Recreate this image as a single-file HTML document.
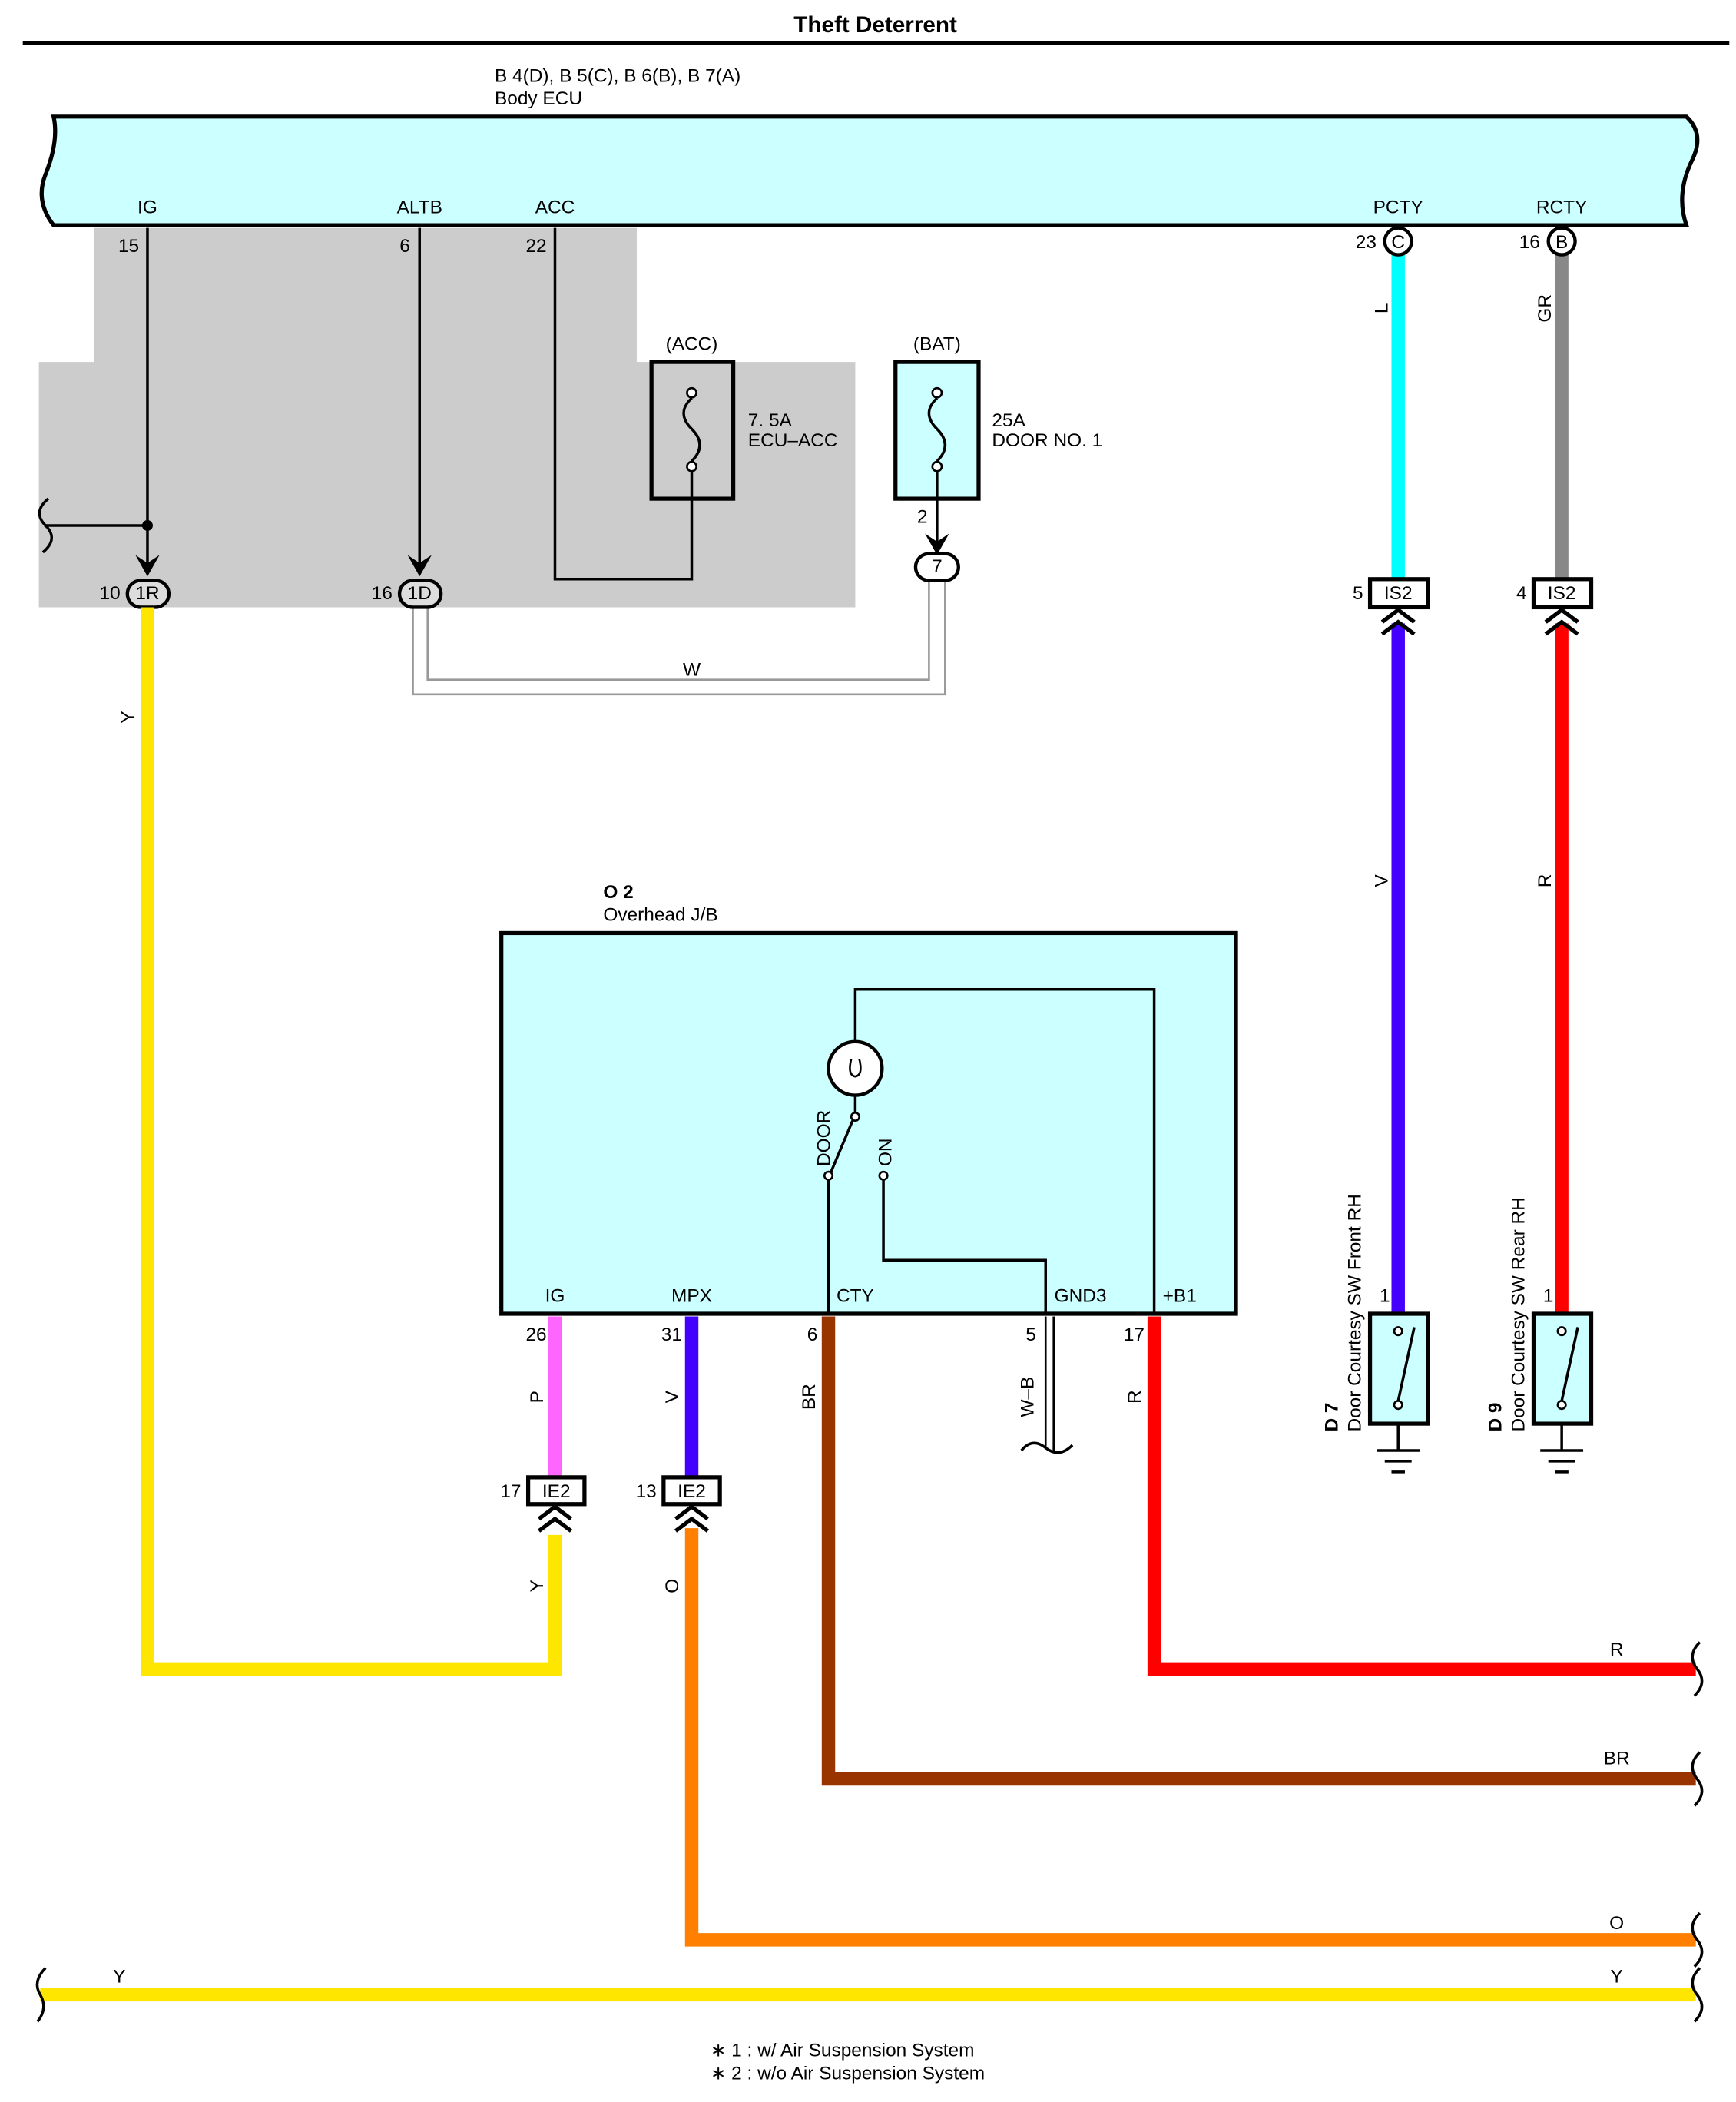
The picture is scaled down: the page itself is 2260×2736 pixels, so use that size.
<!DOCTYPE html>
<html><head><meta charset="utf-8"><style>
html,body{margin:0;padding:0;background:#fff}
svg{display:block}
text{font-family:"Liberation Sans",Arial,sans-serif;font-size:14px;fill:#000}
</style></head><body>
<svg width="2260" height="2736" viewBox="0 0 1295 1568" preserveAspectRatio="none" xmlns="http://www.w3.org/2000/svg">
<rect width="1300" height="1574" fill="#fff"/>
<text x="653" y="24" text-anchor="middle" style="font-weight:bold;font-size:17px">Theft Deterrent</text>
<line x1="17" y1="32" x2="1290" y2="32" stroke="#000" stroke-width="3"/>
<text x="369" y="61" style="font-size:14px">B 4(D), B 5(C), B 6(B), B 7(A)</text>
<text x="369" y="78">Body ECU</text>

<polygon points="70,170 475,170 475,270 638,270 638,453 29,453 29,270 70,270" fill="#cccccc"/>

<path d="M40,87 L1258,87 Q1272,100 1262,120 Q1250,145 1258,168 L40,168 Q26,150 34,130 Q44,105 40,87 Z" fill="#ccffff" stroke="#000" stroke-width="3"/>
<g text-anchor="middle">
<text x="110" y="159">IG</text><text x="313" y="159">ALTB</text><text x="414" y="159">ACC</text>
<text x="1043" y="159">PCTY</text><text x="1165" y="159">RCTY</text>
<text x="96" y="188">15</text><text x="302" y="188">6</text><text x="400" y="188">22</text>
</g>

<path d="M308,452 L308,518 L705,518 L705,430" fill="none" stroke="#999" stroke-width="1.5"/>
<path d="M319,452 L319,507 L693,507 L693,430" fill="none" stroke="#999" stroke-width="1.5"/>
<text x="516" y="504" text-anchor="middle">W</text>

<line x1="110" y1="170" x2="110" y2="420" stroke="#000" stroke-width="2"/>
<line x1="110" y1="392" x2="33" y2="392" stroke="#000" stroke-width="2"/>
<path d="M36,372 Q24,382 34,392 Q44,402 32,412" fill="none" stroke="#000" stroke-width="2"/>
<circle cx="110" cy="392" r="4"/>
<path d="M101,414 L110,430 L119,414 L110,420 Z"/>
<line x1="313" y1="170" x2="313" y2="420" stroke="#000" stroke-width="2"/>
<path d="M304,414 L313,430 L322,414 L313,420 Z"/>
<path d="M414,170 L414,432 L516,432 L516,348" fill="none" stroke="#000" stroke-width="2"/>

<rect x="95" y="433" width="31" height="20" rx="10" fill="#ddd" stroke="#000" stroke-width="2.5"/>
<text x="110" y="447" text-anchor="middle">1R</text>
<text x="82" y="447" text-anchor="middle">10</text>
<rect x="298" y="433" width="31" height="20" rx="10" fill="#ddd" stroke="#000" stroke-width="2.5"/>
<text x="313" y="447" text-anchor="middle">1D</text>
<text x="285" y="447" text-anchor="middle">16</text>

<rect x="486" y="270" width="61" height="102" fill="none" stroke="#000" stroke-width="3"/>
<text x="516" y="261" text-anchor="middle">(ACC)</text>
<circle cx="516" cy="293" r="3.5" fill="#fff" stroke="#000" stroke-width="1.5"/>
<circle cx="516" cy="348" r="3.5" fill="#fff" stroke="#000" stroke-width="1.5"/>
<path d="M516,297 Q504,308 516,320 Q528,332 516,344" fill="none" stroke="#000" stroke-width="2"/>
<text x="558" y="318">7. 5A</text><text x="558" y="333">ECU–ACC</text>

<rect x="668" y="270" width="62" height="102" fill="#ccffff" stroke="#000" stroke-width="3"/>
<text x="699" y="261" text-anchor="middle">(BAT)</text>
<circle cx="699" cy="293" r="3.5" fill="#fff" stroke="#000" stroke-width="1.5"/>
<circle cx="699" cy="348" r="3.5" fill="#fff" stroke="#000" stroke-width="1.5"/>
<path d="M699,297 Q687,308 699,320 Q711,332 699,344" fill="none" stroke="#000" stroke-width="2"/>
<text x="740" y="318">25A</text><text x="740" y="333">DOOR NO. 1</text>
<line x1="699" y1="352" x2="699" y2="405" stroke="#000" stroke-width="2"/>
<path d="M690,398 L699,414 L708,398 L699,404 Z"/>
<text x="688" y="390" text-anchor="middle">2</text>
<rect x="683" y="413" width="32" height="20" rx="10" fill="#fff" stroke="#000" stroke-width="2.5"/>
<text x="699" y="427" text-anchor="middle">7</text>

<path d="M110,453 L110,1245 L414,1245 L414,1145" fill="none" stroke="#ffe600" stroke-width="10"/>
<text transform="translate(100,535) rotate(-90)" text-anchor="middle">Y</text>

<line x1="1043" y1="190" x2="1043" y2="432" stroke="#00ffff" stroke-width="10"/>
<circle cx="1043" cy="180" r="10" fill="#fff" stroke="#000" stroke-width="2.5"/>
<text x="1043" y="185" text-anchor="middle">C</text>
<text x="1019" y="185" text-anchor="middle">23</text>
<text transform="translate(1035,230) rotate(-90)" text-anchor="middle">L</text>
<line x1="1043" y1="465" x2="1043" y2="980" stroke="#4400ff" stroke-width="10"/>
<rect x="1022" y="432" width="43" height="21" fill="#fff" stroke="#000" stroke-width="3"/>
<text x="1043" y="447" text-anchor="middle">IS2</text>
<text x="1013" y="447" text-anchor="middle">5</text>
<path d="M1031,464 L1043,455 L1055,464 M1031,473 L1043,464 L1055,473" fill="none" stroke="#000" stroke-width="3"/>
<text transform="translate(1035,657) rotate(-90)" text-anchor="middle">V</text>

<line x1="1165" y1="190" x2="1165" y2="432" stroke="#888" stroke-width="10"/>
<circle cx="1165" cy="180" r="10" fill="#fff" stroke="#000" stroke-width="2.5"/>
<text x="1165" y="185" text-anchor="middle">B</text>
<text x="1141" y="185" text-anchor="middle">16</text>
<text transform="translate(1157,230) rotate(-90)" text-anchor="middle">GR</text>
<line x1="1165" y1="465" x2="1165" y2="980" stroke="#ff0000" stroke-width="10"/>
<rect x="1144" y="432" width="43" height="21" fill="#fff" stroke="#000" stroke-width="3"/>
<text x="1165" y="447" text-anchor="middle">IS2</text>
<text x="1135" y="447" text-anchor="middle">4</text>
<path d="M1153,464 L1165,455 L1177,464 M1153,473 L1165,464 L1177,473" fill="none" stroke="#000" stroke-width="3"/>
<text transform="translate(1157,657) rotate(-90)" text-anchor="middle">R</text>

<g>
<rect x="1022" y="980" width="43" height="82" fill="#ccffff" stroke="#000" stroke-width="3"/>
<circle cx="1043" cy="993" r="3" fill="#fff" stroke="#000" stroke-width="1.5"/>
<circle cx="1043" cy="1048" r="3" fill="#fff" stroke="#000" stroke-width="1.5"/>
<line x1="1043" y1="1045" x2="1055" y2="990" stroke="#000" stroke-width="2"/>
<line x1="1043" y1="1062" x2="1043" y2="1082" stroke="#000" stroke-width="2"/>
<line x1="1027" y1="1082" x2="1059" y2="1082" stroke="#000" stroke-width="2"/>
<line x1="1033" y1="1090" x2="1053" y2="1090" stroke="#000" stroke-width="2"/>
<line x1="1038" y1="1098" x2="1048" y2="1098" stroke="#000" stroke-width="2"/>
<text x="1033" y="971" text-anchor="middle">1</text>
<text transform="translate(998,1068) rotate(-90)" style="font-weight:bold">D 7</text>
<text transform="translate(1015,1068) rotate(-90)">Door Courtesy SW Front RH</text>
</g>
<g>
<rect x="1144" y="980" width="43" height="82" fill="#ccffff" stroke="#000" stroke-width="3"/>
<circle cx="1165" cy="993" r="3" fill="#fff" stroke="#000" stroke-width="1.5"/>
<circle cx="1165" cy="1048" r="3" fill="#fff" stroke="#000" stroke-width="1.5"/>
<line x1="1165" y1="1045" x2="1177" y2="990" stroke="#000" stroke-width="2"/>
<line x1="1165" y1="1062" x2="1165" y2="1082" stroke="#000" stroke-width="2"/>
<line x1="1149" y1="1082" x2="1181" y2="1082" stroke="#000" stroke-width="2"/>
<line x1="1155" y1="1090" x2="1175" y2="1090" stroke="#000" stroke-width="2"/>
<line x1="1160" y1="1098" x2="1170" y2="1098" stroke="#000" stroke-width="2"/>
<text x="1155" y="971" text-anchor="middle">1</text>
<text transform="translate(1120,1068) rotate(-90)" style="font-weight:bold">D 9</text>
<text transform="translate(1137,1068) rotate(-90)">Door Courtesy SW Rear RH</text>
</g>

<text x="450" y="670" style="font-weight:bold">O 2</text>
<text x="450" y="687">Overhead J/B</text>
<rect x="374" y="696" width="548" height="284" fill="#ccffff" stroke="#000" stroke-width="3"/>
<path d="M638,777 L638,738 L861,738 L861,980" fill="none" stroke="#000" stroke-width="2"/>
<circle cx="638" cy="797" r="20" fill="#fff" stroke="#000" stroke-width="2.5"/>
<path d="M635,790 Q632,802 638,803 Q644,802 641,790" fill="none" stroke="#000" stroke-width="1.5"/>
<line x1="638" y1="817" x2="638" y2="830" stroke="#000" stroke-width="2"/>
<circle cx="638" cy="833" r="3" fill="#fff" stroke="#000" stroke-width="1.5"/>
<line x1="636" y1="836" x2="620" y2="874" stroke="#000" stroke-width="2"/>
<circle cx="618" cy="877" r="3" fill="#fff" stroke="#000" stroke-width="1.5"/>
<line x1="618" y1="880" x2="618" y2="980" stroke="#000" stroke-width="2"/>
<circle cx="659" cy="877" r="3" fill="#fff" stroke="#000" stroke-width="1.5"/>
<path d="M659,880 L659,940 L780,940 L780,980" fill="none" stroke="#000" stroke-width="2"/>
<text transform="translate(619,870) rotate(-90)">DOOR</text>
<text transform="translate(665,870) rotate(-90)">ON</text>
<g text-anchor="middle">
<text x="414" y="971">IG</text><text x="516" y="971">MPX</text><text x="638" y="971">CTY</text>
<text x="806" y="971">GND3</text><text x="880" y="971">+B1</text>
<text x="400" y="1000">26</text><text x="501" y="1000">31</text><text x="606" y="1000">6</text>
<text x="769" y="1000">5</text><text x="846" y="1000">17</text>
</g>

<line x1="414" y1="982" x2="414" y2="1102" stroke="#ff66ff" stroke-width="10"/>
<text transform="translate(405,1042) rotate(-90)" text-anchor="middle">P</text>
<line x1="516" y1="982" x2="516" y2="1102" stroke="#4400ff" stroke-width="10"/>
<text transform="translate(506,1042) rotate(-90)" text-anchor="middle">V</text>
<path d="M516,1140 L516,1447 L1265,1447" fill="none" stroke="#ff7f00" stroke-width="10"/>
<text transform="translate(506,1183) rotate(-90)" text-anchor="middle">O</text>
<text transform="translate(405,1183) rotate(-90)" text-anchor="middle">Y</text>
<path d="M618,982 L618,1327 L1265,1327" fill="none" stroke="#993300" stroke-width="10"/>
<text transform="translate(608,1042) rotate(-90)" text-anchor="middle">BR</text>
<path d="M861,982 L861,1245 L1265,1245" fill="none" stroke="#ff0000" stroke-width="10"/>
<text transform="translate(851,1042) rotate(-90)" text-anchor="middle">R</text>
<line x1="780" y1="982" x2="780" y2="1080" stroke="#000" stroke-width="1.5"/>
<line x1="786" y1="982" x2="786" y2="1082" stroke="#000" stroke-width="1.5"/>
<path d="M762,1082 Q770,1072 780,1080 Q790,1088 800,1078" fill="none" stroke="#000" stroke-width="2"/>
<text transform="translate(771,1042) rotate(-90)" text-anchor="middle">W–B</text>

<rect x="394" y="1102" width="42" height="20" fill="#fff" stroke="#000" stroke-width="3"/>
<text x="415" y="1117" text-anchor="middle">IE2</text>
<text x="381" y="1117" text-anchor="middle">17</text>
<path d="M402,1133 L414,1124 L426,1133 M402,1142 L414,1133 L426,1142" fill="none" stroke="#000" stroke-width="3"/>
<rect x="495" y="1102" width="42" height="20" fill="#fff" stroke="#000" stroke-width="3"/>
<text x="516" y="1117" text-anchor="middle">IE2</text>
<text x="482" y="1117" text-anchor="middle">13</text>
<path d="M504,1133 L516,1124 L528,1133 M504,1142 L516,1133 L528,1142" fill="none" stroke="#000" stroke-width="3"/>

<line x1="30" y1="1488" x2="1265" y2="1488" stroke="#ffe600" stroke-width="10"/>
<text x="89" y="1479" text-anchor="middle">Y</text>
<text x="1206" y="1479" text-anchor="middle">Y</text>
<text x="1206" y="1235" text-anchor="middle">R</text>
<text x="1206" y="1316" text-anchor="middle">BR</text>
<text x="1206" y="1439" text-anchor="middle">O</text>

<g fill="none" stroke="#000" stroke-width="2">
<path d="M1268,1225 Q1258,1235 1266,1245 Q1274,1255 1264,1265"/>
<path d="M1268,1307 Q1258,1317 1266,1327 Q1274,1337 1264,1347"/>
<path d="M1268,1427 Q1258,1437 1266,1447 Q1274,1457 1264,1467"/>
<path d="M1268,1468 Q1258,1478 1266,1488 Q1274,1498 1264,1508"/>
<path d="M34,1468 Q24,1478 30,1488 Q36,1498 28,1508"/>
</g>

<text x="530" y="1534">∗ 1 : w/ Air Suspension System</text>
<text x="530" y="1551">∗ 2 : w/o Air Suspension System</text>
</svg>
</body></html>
++++++++++
The exercise
Within the data above, pick out all lines holding the word "size".

Solution for this problem
The picture is scaled down: the page itself is 2260×2736 pixels, so use that size.
text{font-family:"Liberation Sans",Arial,sans-serif;font-size:14px;fill:#000}
<text x="653" y="24" text-anchor="middle" style="font-weight:bold;font-size:17px">Theft Deterrent</text>
<text x="369" y="61" style="font-size:14px">B 4(D), B 5(C), B 6(B), B 7(A)</text>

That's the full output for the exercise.